The other ground mentioned by Justice Adams is the Dead-Man’s Statute (CPLR 4519), which makes testimony by an interested witness “concerning a personal transaction or communication between the witness and [a] deceased person or mentally ill person” excludable “[u]pon the trial of an action or the hearing upon the merits of a special proceeding.”  Under the rule, as applied by Justice Adams, the court may not consider as competent evidence Gleich’s testimony concerning the December 1995 oral agreement he made with the Haenels concerning his stock ownership insofar as Gleich alleges that Mrs. Haenel, who died in 2009 before the litigation commenced, agreed to convey to Gleich shares placed in her name.

John D. Rockefeller had a wise saying, “A friendship founded on business is a good deal better than a business founded on friendship.”  Perhaps that’s the ultimate lesson of the Gleich case.

Update July 2, 2011:  By Order dated June 21, 2011, Justice Adams denied Gleich’s motion to reargue the court’s April 6 decision.

Update July 5, 2012:  The Appellate Division, Second Department, this date affirmed Justice Adams’ original order dismissing Gleich’s petition for lack of standing, and his subsequent order denying Gleich’s motion to reargue. Read the decision here.
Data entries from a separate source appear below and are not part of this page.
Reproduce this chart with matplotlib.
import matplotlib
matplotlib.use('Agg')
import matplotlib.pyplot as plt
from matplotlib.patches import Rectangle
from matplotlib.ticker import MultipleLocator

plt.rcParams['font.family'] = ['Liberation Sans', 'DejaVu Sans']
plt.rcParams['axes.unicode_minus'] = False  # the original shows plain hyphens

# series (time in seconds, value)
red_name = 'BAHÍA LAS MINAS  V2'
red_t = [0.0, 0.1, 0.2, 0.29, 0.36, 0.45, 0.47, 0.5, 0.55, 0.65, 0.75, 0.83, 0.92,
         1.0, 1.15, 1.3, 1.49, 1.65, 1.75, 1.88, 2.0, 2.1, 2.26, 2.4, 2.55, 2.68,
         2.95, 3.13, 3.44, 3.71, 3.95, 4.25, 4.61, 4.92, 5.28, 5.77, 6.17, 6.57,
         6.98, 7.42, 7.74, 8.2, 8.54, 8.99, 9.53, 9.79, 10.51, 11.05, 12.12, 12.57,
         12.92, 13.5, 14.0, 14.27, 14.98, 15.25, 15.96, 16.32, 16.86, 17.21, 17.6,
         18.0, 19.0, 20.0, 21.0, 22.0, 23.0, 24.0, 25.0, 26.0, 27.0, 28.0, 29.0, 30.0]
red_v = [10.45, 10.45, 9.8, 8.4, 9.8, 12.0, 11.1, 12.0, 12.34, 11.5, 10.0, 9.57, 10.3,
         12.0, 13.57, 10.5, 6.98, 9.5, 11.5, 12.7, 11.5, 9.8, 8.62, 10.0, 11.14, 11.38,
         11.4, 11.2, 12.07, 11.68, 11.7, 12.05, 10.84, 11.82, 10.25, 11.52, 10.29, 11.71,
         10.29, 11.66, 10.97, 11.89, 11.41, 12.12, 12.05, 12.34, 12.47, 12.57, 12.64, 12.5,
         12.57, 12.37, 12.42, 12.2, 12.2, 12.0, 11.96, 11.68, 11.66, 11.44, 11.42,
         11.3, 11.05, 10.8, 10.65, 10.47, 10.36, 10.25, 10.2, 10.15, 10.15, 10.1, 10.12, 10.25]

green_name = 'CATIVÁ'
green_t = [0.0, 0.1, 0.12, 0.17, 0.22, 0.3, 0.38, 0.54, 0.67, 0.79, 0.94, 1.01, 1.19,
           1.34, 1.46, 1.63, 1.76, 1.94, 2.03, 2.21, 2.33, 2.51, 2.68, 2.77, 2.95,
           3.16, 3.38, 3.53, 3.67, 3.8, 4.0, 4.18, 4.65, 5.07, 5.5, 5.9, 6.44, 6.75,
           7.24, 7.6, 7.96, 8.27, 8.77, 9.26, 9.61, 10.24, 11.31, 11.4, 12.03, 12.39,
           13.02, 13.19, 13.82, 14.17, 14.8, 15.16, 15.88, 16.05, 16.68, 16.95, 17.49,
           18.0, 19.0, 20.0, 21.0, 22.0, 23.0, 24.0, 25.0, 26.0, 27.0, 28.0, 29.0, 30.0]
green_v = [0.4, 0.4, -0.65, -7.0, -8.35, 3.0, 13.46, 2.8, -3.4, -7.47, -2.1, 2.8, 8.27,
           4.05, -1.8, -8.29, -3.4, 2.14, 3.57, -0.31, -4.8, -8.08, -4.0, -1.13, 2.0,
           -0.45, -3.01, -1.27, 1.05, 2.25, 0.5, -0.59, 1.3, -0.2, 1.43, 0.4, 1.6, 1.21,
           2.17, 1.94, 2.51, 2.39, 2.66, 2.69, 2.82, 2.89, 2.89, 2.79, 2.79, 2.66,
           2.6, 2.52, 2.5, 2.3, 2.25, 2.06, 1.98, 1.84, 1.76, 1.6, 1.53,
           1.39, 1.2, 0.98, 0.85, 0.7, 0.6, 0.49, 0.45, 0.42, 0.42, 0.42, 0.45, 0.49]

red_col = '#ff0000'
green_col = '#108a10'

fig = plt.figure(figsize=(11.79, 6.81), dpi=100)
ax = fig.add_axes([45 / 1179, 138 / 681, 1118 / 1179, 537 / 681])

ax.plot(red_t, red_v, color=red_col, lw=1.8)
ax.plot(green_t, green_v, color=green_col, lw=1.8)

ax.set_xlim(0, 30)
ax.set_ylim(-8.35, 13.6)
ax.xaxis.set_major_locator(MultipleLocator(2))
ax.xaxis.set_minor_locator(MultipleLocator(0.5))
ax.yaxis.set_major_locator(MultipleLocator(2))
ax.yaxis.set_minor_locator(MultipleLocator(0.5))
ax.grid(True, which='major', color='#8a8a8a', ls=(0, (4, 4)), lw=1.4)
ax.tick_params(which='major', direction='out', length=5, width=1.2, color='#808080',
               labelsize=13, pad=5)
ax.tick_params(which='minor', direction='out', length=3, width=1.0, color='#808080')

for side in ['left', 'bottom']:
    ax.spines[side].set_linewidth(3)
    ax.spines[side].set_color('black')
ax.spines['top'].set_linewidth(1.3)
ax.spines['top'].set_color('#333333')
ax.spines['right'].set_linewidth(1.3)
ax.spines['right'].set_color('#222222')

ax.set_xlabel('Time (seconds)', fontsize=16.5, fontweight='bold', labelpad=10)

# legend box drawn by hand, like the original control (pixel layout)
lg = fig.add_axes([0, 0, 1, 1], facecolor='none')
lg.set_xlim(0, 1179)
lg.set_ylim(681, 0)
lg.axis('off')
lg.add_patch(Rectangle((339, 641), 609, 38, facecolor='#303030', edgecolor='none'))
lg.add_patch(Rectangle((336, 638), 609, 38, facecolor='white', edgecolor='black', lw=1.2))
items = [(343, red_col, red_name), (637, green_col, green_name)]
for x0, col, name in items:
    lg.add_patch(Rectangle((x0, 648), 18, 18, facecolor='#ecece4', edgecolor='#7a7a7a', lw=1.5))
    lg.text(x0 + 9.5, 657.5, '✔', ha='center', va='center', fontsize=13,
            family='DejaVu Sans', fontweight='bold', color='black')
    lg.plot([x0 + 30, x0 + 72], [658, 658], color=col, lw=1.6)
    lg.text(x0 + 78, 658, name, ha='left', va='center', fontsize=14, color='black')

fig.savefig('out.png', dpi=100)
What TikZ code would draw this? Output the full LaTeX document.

Update January 18, 2013:  Following the appellate court’s affirmance of the ruling dismissing the dissolution petition, Gleich brought a new lawsuit against Mr. Haenel seeking a declaration of his 50% ownership of the corporation and other relief. By Order dated January 7, 2013, Nassau County Commercial Division Justice Stephen A. Bucaria dismissed Gleich’s ownership claims based on the preclusion doctrines of res judicata and collateral estoppel. The court allowed Gleich to proceed only on his claim for unjust enrichment for the value of legal services he allegedly provided for the corporation.